» OBJECTIVE
Images should be left out, and everything else in the listing reproduced exactly.

— start of DATA EXTRACT —

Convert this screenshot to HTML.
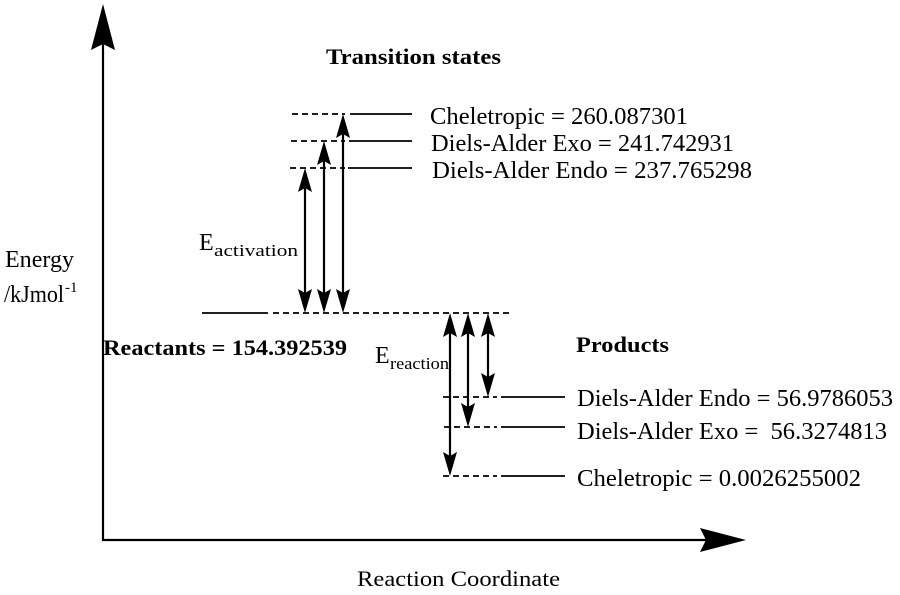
<!DOCTYPE html>
<html><head><meta charset="utf-8"><style>
html,body{margin:0;padding:0;background:#fff;}
svg{display:block;}
text{font-family:"Liberation Serif","Times New Roman",Times,serif;fill:#000;}
</style></head><body>
<svg width="900" height="595" viewBox="0 0 900 595" xmlns="http://www.w3.org/2000/svg" font-family="Liberation Serif, Times New Roman, serif">
<g stroke="#000" stroke-width="2.2" fill="none">
<line x1="103" y1="40" x2="103" y2="541"/>
<line x1="102" y1="540" x2="712" y2="540"/>
</g>
<polygon points="103,4 115,50 103,44 91,50" fill="#000"/>
<polygon points="746,540 700,528 706,540 700,552" fill="#000"/>
<g stroke="#000" stroke-width="1.8">
<line x1="292" y1="114" x2="345" y2="114" stroke-dasharray="6,4"/>
<line x1="350" y1="114" x2="412" y2="114"/>
<line x1="291" y1="141" x2="345" y2="141" stroke-dasharray="6,4"/>
<line x1="349" y1="141" x2="412" y2="141"/>
<line x1="290" y1="168" x2="345" y2="168" stroke-dasharray="6,4"/>
<line x1="348" y1="168" x2="412" y2="168"/>
<line x1="202" y1="313" x2="268" y2="313"/>
<line x1="273" y1="313" x2="512" y2="313" stroke-dasharray="6,4"/>
<line x1="443" y1="397" x2="497" y2="397" stroke-dasharray="6,4"/>
<line x1="501" y1="397" x2="565" y2="397"/>
<line x1="444" y1="427" x2="497" y2="427" stroke-dasharray="6,4"/>
<line x1="501" y1="427" x2="565" y2="427"/>
<line x1="443" y1="476" x2="497" y2="476" stroke-dasharray="6,4"/>
<line x1="501" y1="476" x2="565" y2="476"/>
</g>
<g stroke="#000" stroke-width="2.2">
<line x1="305" y1="175" x2="305" y2="306"/>
<line x1="324" y1="148" x2="324" y2="306"/>
<line x1="343" y1="121" x2="343" y2="306"/>
<line x1="450" y1="320" x2="450" y2="469"/>
<line x1="468" y1="320" x2="468" y2="420"/>
<line x1="488" y1="320" x2="488" y2="390"/>
</g>
<g fill="#000">
<polygon points="305,168 312,192 305,188 298,192"/>
<polygon points="305,313 312,289 305,293 298,289"/>
<polygon points="324,141 331,165 324,161 317,165"/>
<polygon points="324,313 331,289 324,293 317,289"/>
<polygon points="343,114 350,138 343,134 336,138"/>
<polygon points="343,313 350,289 343,293 336,289"/>
<polygon points="450,313 457,337 450,333 443,337"/>
<polygon points="450,476 457,452 450,456 443,452"/>
<polygon points="468,313 475,337 468,333 461,337"/>
<polygon points="468,427 475,403 468,407 461,403"/>
<polygon points="488,313 495,337 488,333 481,337"/>
<polygon points="488,397 495,373 488,377 481,373"/>
</g>
<text x="326" y="64" font-size="22" font-weight="bold" textLength="175" lengthAdjust="spacingAndGlyphs">Transition states</text>
<text x="430" y="124" font-size="24" textLength="258" lengthAdjust="spacingAndGlyphs">Cheletropic = 260.087301</text>
<text x="431" y="151" font-size="24" textLength="303" lengthAdjust="spacingAndGlyphs">Diels-Alder Exo = 241.742931</text>
<text x="432" y="178" font-size="24" textLength="320" lengthAdjust="spacingAndGlyphs">Diels-Alder Endo = 237.765298</text>
<text x="199" y="250" font-size="24">E</text>
<text x="214" y="256" font-size="17" textLength="84" lengthAdjust="spacingAndGlyphs">activation</text>
<text x="5" y="267" font-size="24" textLength="69" lengthAdjust="spacingAndGlyphs">Energy</text>
<text x="4" y="302" font-size="24" textLength="60" lengthAdjust="spacingAndGlyphs">/kJmol</text>
<text x="65" y="292" font-size="15">-1</text>
<text x="103" y="355" font-size="22" font-weight="bold" textLength="244" lengthAdjust="spacingAndGlyphs">Reactants = 154.392539</text>
<text x="375" y="363" font-size="24">E</text>
<text x="390" y="369" font-size="17" textLength="59" lengthAdjust="spacingAndGlyphs">reaction</text>
<text x="576" y="352" font-size="22" font-weight="bold" textLength="93" lengthAdjust="spacingAndGlyphs">Products</text>
<text x="577" y="406" font-size="24" textLength="316" lengthAdjust="spacingAndGlyphs">Diels-Alder Endo = 56.9786053</text>
<text x="577" y="439" font-size="24" textLength="310" lengthAdjust="spacingAndGlyphs" xml:space="preserve">Diels-Alder Exo =  56.3274813</text>
<text x="577" y="486" font-size="24" textLength="284" lengthAdjust="spacingAndGlyphs">Cheletropic = 0.0026255002</text>
<text x="357" y="586" font-size="22" textLength="203" lengthAdjust="spacingAndGlyphs">Reaction Coordinate</text>
</svg>
</body></html>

— end of DATA EXTRACT —

» TASK OUTPUT
Convert this screenshot to HTML.
<!DOCTYPE html>
<html><head><meta charset="utf-8"><style>
html,body{margin:0;padding:0;background:#fff;}
svg{display:block;}
text{font-family:"Liberation Serif","Times New Roman",Times,serif;fill:#000;}
</style></head><body>
<svg width="900" height="595" viewBox="0 0 900 595" xmlns="http://www.w3.org/2000/svg" font-family="Liberation Serif, Times New Roman, serif">
<g stroke="#000" stroke-width="2.2" fill="none">
<line x1="103" y1="40" x2="103" y2="541"/>
<line x1="102" y1="540" x2="712" y2="540"/>
</g>
<polygon points="103,4 115,50 103,44 91,50" fill="#000"/>
<polygon points="746,540 700,528 706,540 700,552" fill="#000"/>
<g stroke="#000" stroke-width="1.8">
<line x1="292" y1="114" x2="345" y2="114" stroke-dasharray="6,4"/>
<line x1="350" y1="114" x2="412" y2="114"/>
<line x1="291" y1="141" x2="345" y2="141" stroke-dasharray="6,4"/>
<line x1="349" y1="141" x2="412" y2="141"/>
<line x1="290" y1="168" x2="345" y2="168" stroke-dasharray="6,4"/>
<line x1="348" y1="168" x2="412" y2="168"/>
<line x1="202" y1="313" x2="268" y2="313"/>
<line x1="273" y1="313" x2="512" y2="313" stroke-dasharray="6,4"/>
<line x1="443" y1="397" x2="497" y2="397" stroke-dasharray="6,4"/>
<line x1="501" y1="397" x2="565" y2="397"/>
<line x1="444" y1="427" x2="497" y2="427" stroke-dasharray="6,4"/>
<line x1="501" y1="427" x2="565" y2="427"/>
<line x1="443" y1="476" x2="497" y2="476" stroke-dasharray="6,4"/>
<line x1="501" y1="476" x2="565" y2="476"/>
</g>
<g stroke="#000" stroke-width="2.2">
<line x1="305" y1="175" x2="305" y2="306"/>
<line x1="324" y1="148" x2="324" y2="306"/>
<line x1="343" y1="121" x2="343" y2="306"/>
<line x1="450" y1="320" x2="450" y2="469"/>
<line x1="468" y1="320" x2="468" y2="420"/>
<line x1="488" y1="320" x2="488" y2="390"/>
</g>
<g fill="#000">
<polygon points="305,168 312,192 305,188 298,192"/>
<polygon points="305,313 312,289 305,293 298,289"/>
<polygon points="324,141 331,165 324,161 317,165"/>
<polygon points="324,313 331,289 324,293 317,289"/>
<polygon points="343,114 350,138 343,134 336,138"/>
<polygon points="343,313 350,289 343,293 336,289"/>
<polygon points="450,313 457,337 450,333 443,337"/>
<polygon points="450,476 457,452 450,456 443,452"/>
<polygon points="468,313 475,337 468,333 461,337"/>
<polygon points="468,427 475,403 468,407 461,403"/>
<polygon points="488,313 495,337 488,333 481,337"/>
<polygon points="488,397 495,373 488,377 481,373"/>
</g>
<text x="326" y="64" font-size="22" font-weight="bold" textLength="175" lengthAdjust="spacingAndGlyphs">Transition states</text>
<text x="430" y="124" font-size="24" textLength="258" lengthAdjust="spacingAndGlyphs">Cheletropic = 260.087301</text>
<text x="431" y="151" font-size="24" textLength="303" lengthAdjust="spacingAndGlyphs">Diels-Alder Exo = 241.742931</text>
<text x="432" y="178" font-size="24" textLength="320" lengthAdjust="spacingAndGlyphs">Diels-Alder Endo = 237.765298</text>
<text x="199" y="250" font-size="24">E</text>
<text x="214" y="256" font-size="17" textLength="84" lengthAdjust="spacingAndGlyphs">activation</text>
<text x="5" y="267" font-size="24" textLength="69" lengthAdjust="spacingAndGlyphs">Energy</text>
<text x="4" y="302" font-size="24" textLength="60" lengthAdjust="spacingAndGlyphs">/kJmol</text>
<text x="65" y="292" font-size="15">-1</text>
<text x="103" y="355" font-size="22" font-weight="bold" textLength="244" lengthAdjust="spacingAndGlyphs">Reactants = 154.392539</text>
<text x="375" y="363" font-size="24">E</text>
<text x="390" y="369" font-size="17" textLength="59" lengthAdjust="spacingAndGlyphs">reaction</text>
<text x="576" y="352" font-size="22" font-weight="bold" textLength="93" lengthAdjust="spacingAndGlyphs">Products</text>
<text x="577" y="406" font-size="24" textLength="316" lengthAdjust="spacingAndGlyphs">Diels-Alder Endo = 56.9786053</text>
<text x="577" y="439" font-size="24" textLength="310" lengthAdjust="spacingAndGlyphs" xml:space="preserve">Diels-Alder Exo =  56.3274813</text>
<text x="577" y="486" font-size="24" textLength="284" lengthAdjust="spacingAndGlyphs">Cheletropic = 0.0026255002</text>
<text x="357" y="586" font-size="22" textLength="203" lengthAdjust="spacingAndGlyphs">Reaction Coordinate</text>
</svg>
</body></html>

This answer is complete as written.